# Start of Provided material
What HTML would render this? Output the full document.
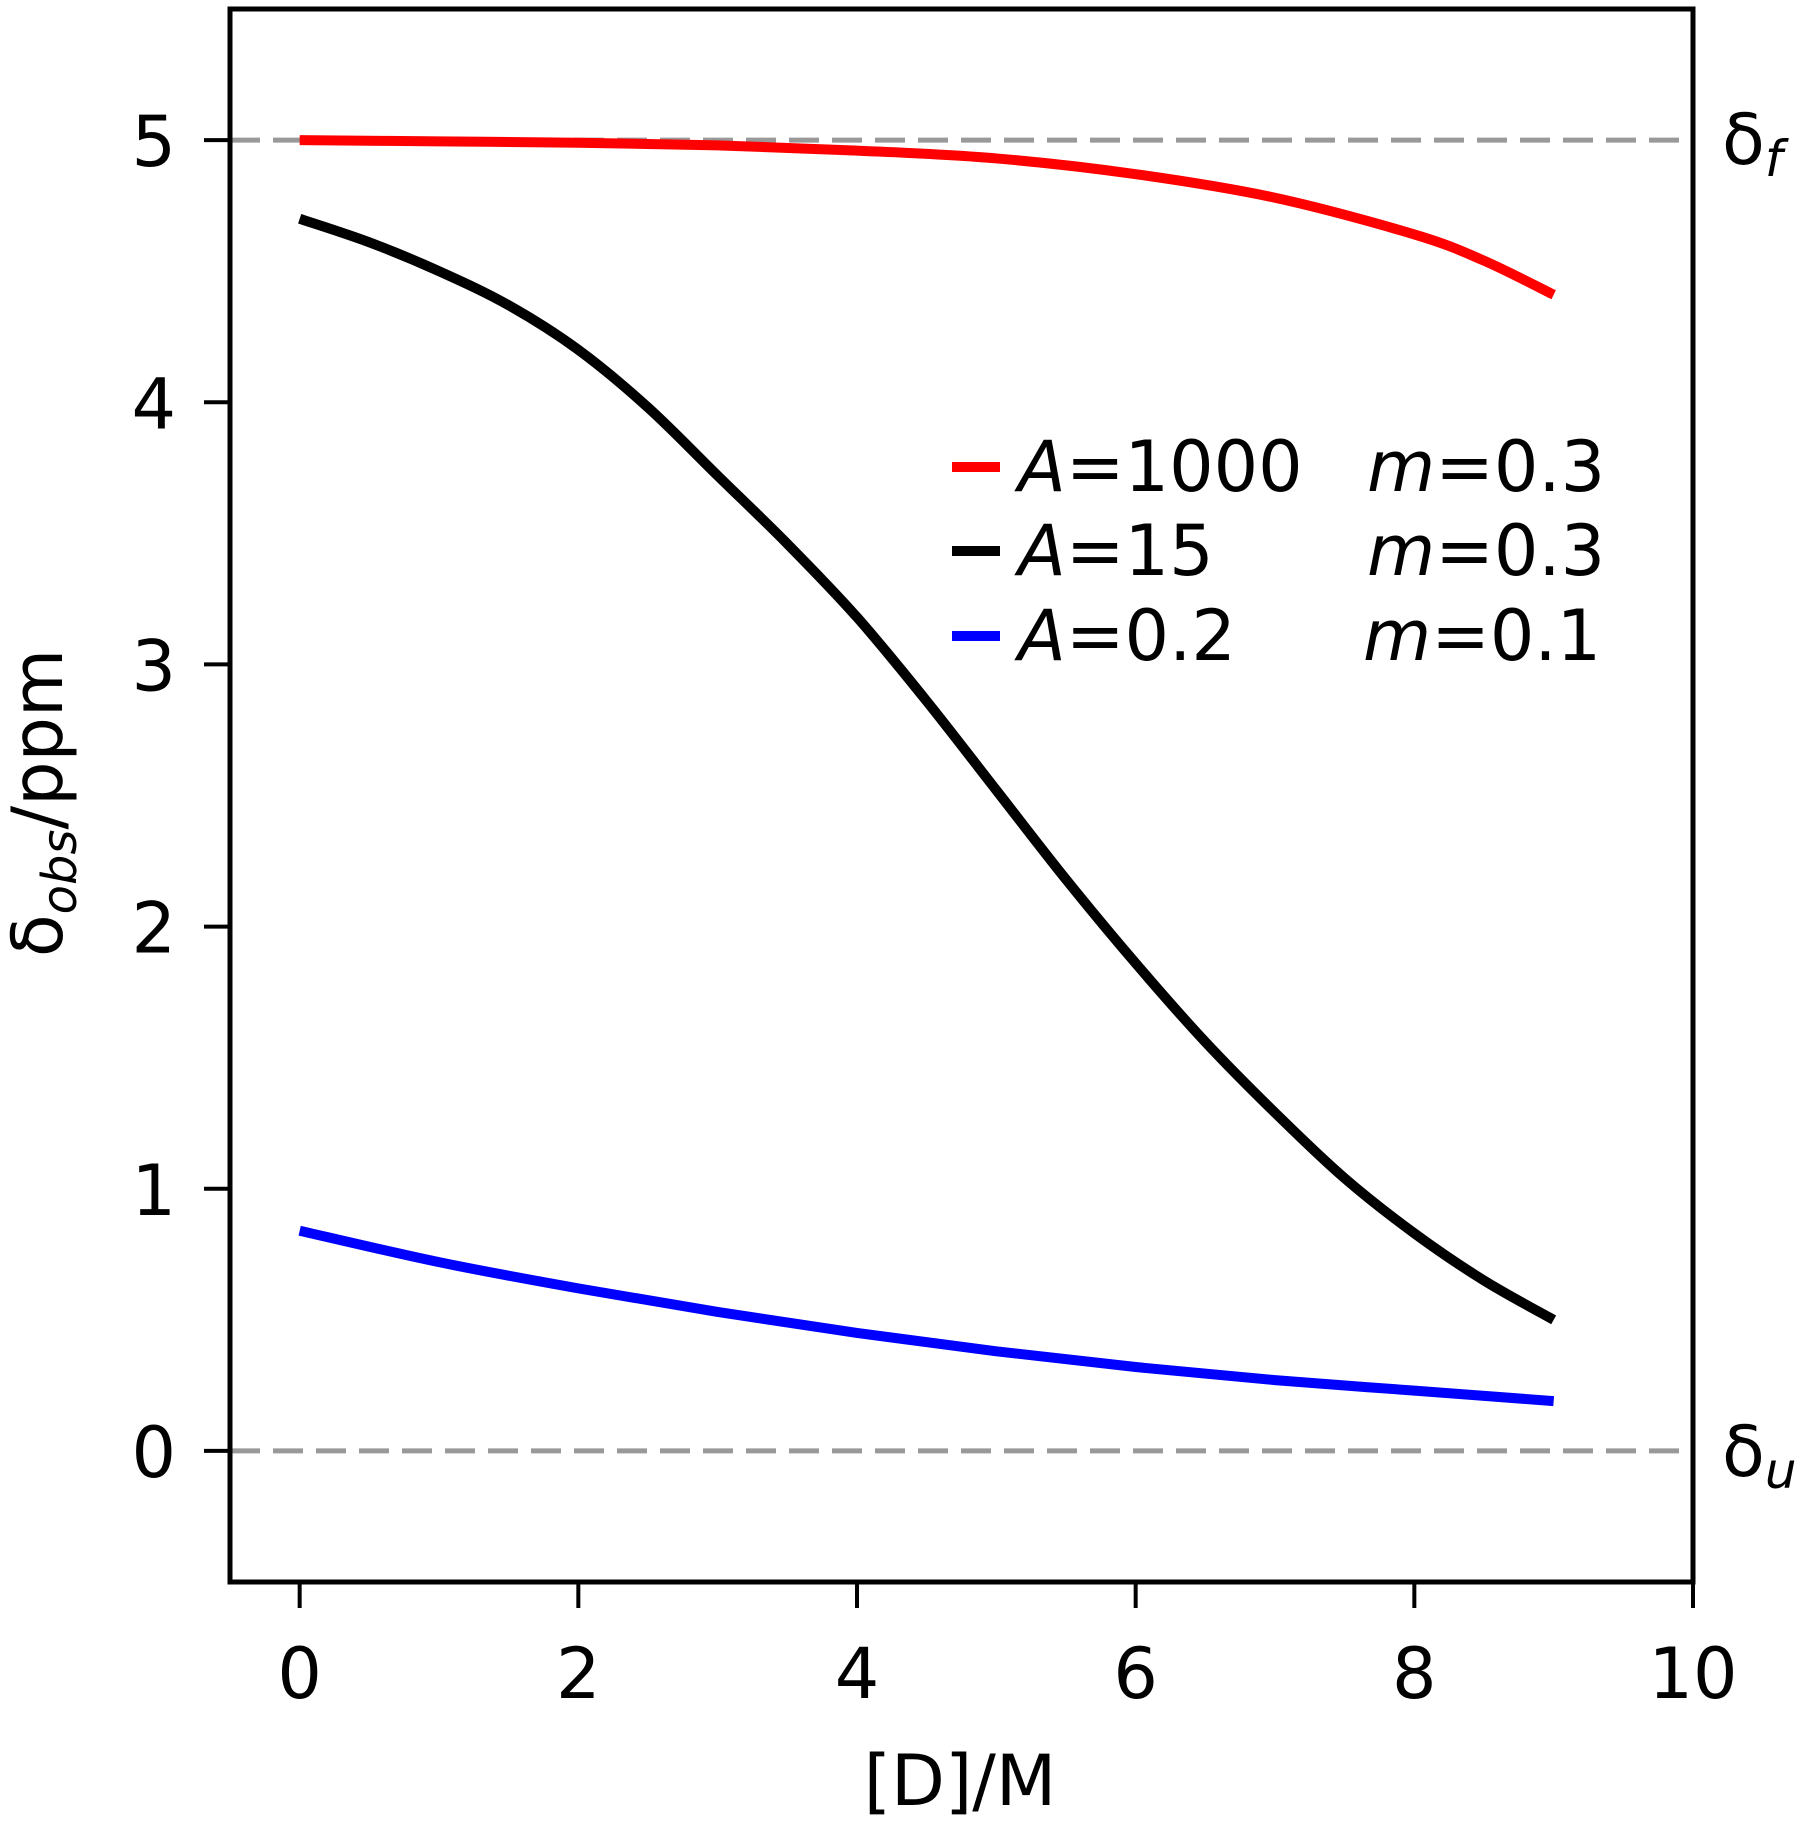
<!DOCTYPE html>
<html><head><meta charset="utf-8"><style>
html,body{margin:0;padding:0;background:#fff;}
svg{display:block;font-family:"DejaVu Sans","Liberation Sans",sans-serif;}
</style></head><body>
<svg id="chart" width="1810" height="1824" viewBox="0 0 1810 1824"></svg>
<script>
const xTicks=[0,2,4,6,8,10];
const yTicks=[0,1,2,3,4,5];
const redX=[0,1,2,3,4,5,6,7,8,8.5,9];
const redY=[5.0,4.995,4.99,4.98,4.96,4.93,4.87,4.78,4.64,4.54,4.41];
const blackX=[0,0.5,1,1.5,2,2.5,3,3.5,4,4.5,5,5.5,6,6.5,7,7.5,8,8.5,9];
const blackY=[4.70,4.61,4.50,4.37,4.20,3.98,3.72,3.46,3.18,2.86,2.52,2.18,1.86,1.56,1.29,1.04,0.83,0.65,0.50];
const blueX=[0,1,2,3,4,5,6,7,8,9];
const blueY=[0.84,0.72,0.62,0.53,0.45,0.38,0.32,0.27,0.23,0.19];
const L=230,R=1693,T=9,B=1582,xmin=-0.5,xmax=10,ymin=-0.5,ymax=5.5;
const sx=v=>L+(v-xmin)/(xmax-xmin)*(R-L);
const sy=v=>B-(v-ymin)/(ymax-ymin)*(B-T);
const NS="http://www.w3.org/2000/svg";
const svg=document.getElementById('chart');
function mk(tag,attrs,parent){const e=document.createElementNS(NS,tag);for(const k in attrs)e.setAttribute(k,attrs[k]);(parent||svg).appendChild(e);return e;}
function smooth(xs,ys){const p=xs.map((x,i)=>[sx(x),sy(ys[i])]);let d=`M${p[0][0]},${p[0][1]}`;
for(let i=0;i<p.length-1;i++){const p0=p[Math.max(0,i-1)],p1=p[i],p2=p[i+1],p3=p[Math.min(p.length-1,i+2)];
const c1=[p1[0]+(p2[0]-p0[0])/6,p1[1]+(p2[1]-p0[1])/6],c2=[p2[0]-(p3[0]-p1[0])/6,p2[1]-(p3[1]-p1[1])/6];
d+=` C${c1[0]},${c1[1]} ${c2[0]},${c2[1]} ${p2[0]},${p2[1]}`;}return d;}
let e;
e=mk('line',{x1:L,x2:R,y1:sy(5),y2:sy(5),stroke:'#999','stroke-width':5,'stroke-dasharray':'30 13'});


e=mk('line',{x1:L,x2:R,y1:sy(0),y2:sy(0),stroke:'#999','stroke-width':5,'stroke-dasharray':'30 13'});


e=mk('path',{d:smooth(redX,redY),fill:'none',stroke:'#ff0000','stroke-width':10});


e=mk('path',{d:smooth(blackX,blackY),fill:'none',stroke:'#000','stroke-width':10});


e=mk('path',{d:smooth(blueX,blueY),fill:'none',stroke:'#0000ff','stroke-width':10});


e=mk('rect',{x:L,y:T,width:R-L,height:B-T,fill:'none',stroke:'#000','stroke-width':5});


xTicks.forEach(v=>{const x=sx(v);
e=mk('line',{x1:x,x2:x,y1:B,y2:B+26,stroke:'#000','stroke-width':4});


e=mk('text',{x:x,y:1698,'font-size':70,'text-anchor':'middle'});e.textContent=v;

});
yTicks.forEach(v=>{const y=sy(v);
e=mk('line',{x1:L-26,x2:L,y1:y,y2:y,stroke:'#000','stroke-width':4});


e=mk('text',{x:176,y:y+26,'font-size':70,'text-anchor':'end'});e.textContent=v;

});
</script>
<svg style="position:absolute;left:0;top:0" width="1810" height="1824">
<g font-family="DejaVu Sans, Liberation Sans, sans-serif" font-size="70">
<text x="960" y="1805" text-anchor="middle">[D]/M</text>
<text transform="translate(62,803) rotate(-90)" text-anchor="middle">δ<tspan font-size="48" font-style="italic" dy="14">obs</tspan><tspan dy="-14">/ppm</tspan></text>
<text x="1722" y="164">δ<tspan font-size="50" font-style="italic" dy="12">f</tspan></text>
<text x="1722" y="1476">δ<tspan font-size="50" font-style="italic" dy="12">u</tspan></text>
<g>
<line x1="952" x2="1000" y1="467" y2="467" stroke="#ff0000" stroke-width="10"/>
<text x="1018" y="491"><tspan font-style="italic">A</tspan>=1000</text>
<text x="1367" y="491"><tspan font-style="italic">m</tspan>=0.3</text>
<line x1="952" x2="1000" y1="551" y2="551" stroke="#000" stroke-width="10"/>
<text x="1018" y="575"><tspan font-style="italic">A</tspan>=15</text>
<text x="1367" y="575"><tspan font-style="italic">m</tspan>=0.3</text>
<line x1="952" x2="1000" y1="636" y2="636" stroke="#0000ff" stroke-width="10"/>
<text x="1018" y="660"><tspan font-style="italic">A</tspan>=0.2</text>
<text x="1363" y="660"><tspan font-style="italic">m</tspan>=0.1</text>
</g>
</g>
</svg>
</body></html>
# End of Provided material
* To do: Omit every picture, then repeat the remaining data exactly as it appears above.

* Written answer:
What HTML would render this? Output the full document.
<!DOCTYPE html>
<html><head><meta charset="utf-8"><style>
html,body{margin:0;padding:0;background:#fff;}
svg{display:block;font-family:"DejaVu Sans","Liberation Sans",sans-serif;}
</style></head><body>
<svg id="chart" width="1810" height="1824" viewBox="0 0 1810 1824"></svg>
<script>
const xTicks=[0,2,4,6,8,10];
const yTicks=[0,1,2,3,4,5];
const redX=[0,1,2,3,4,5,6,7,8,8.5,9];
const redY=[5.0,4.995,4.99,4.98,4.96,4.93,4.87,4.78,4.64,4.54,4.41];
const blackX=[0,0.5,1,1.5,2,2.5,3,3.5,4,4.5,5,5.5,6,6.5,7,7.5,8,8.5,9];
const blackY=[4.70,4.61,4.50,4.37,4.20,3.98,3.72,3.46,3.18,2.86,2.52,2.18,1.86,1.56,1.29,1.04,0.83,0.65,0.50];
const blueX=[0,1,2,3,4,5,6,7,8,9];
const blueY=[0.84,0.72,0.62,0.53,0.45,0.38,0.32,0.27,0.23,0.19];
const L=230,R=1693,T=9,B=1582,xmin=-0.5,xmax=10,ymin=-0.5,ymax=5.5;
const sx=v=>L+(v-xmin)/(xmax-xmin)*(R-L);
const sy=v=>B-(v-ymin)/(ymax-ymin)*(B-T);
const NS="http://www.w3.org/2000/svg";
const svg=document.getElementById('chart');
function mk(tag,attrs,parent){const e=document.createElementNS(NS,tag);for(const k in attrs)e.setAttribute(k,attrs[k]);(parent||svg).appendChild(e);return e;}
function smooth(xs,ys){const p=xs.map((x,i)=>[sx(x),sy(ys[i])]);let d=`M${p[0][0]},${p[0][1]}`;
for(let i=0;i<p.length-1;i++){const p0=p[Math.max(0,i-1)],p1=p[i],p2=p[i+1],p3=p[Math.min(p.length-1,i+2)];
const c1=[p1[0]+(p2[0]-p0[0])/6,p1[1]+(p2[1]-p0[1])/6],c2=[p2[0]-(p3[0]-p1[0])/6,p2[1]-(p3[1]-p1[1])/6];
d+=` C${c1[0]},${c1[1]} ${c2[0]},${c2[1]} ${p2[0]},${p2[1]}`;}return d;}
let e;
e=mk('line',{x1:L,x2:R,y1:sy(5),y2:sy(5),stroke:'#999','stroke-width':5,'stroke-dasharray':'30 13'});


e=mk('line',{x1:L,x2:R,y1:sy(0),y2:sy(0),stroke:'#999','stroke-width':5,'stroke-dasharray':'30 13'});


e=mk('path',{d:smooth(redX,redY),fill:'none',stroke:'#ff0000','stroke-width':10});


e=mk('path',{d:smooth(blackX,blackY),fill:'none',stroke:'#000','stroke-width':10});


e=mk('path',{d:smooth(blueX,blueY),fill:'none',stroke:'#0000ff','stroke-width':10});


e=mk('rect',{x:L,y:T,width:R-L,height:B-T,fill:'none',stroke:'#000','stroke-width':5});


xTicks.forEach(v=>{const x=sx(v);
e=mk('line',{x1:x,x2:x,y1:B,y2:B+26,stroke:'#000','stroke-width':4});


e=mk('text',{x:x,y:1698,'font-size':70,'text-anchor':'middle'});e.textContent=v;

});
yTicks.forEach(v=>{const y=sy(v);
e=mk('line',{x1:L-26,x2:L,y1:y,y2:y,stroke:'#000','stroke-width':4});


e=mk('text',{x:176,y:y+26,'font-size':70,'text-anchor':'end'});e.textContent=v;

});
</script>
<svg style="position:absolute;left:0;top:0" width="1810" height="1824">
<g font-family="DejaVu Sans, Liberation Sans, sans-serif" font-size="70">
<text x="960" y="1805" text-anchor="middle">[D]/M</text>
<text transform="translate(62,803) rotate(-90)" text-anchor="middle">δ<tspan font-size="48" font-style="italic" dy="14">obs</tspan><tspan dy="-14">/ppm</tspan></text>
<text x="1722" y="164">δ<tspan font-size="50" font-style="italic" dy="12">f</tspan></text>
<text x="1722" y="1476">δ<tspan font-size="50" font-style="italic" dy="12">u</tspan></text>
<g>
<line x1="952" x2="1000" y1="467" y2="467" stroke="#ff0000" stroke-width="10"/>
<text x="1018" y="491"><tspan font-style="italic">A</tspan>=1000</text>
<text x="1367" y="491"><tspan font-style="italic">m</tspan>=0.3</text>
<line x1="952" x2="1000" y1="551" y2="551" stroke="#000" stroke-width="10"/>
<text x="1018" y="575"><tspan font-style="italic">A</tspan>=15</text>
<text x="1367" y="575"><tspan font-style="italic">m</tspan>=0.3</text>
<line x1="952" x2="1000" y1="636" y2="636" stroke="#0000ff" stroke-width="10"/>
<text x="1018" y="660"><tspan font-style="italic">A</tspan>=0.2</text>
<text x="1363" y="660"><tspan font-style="italic">m</tspan>=0.1</text>
</g>
</g>
</svg>
</body></html>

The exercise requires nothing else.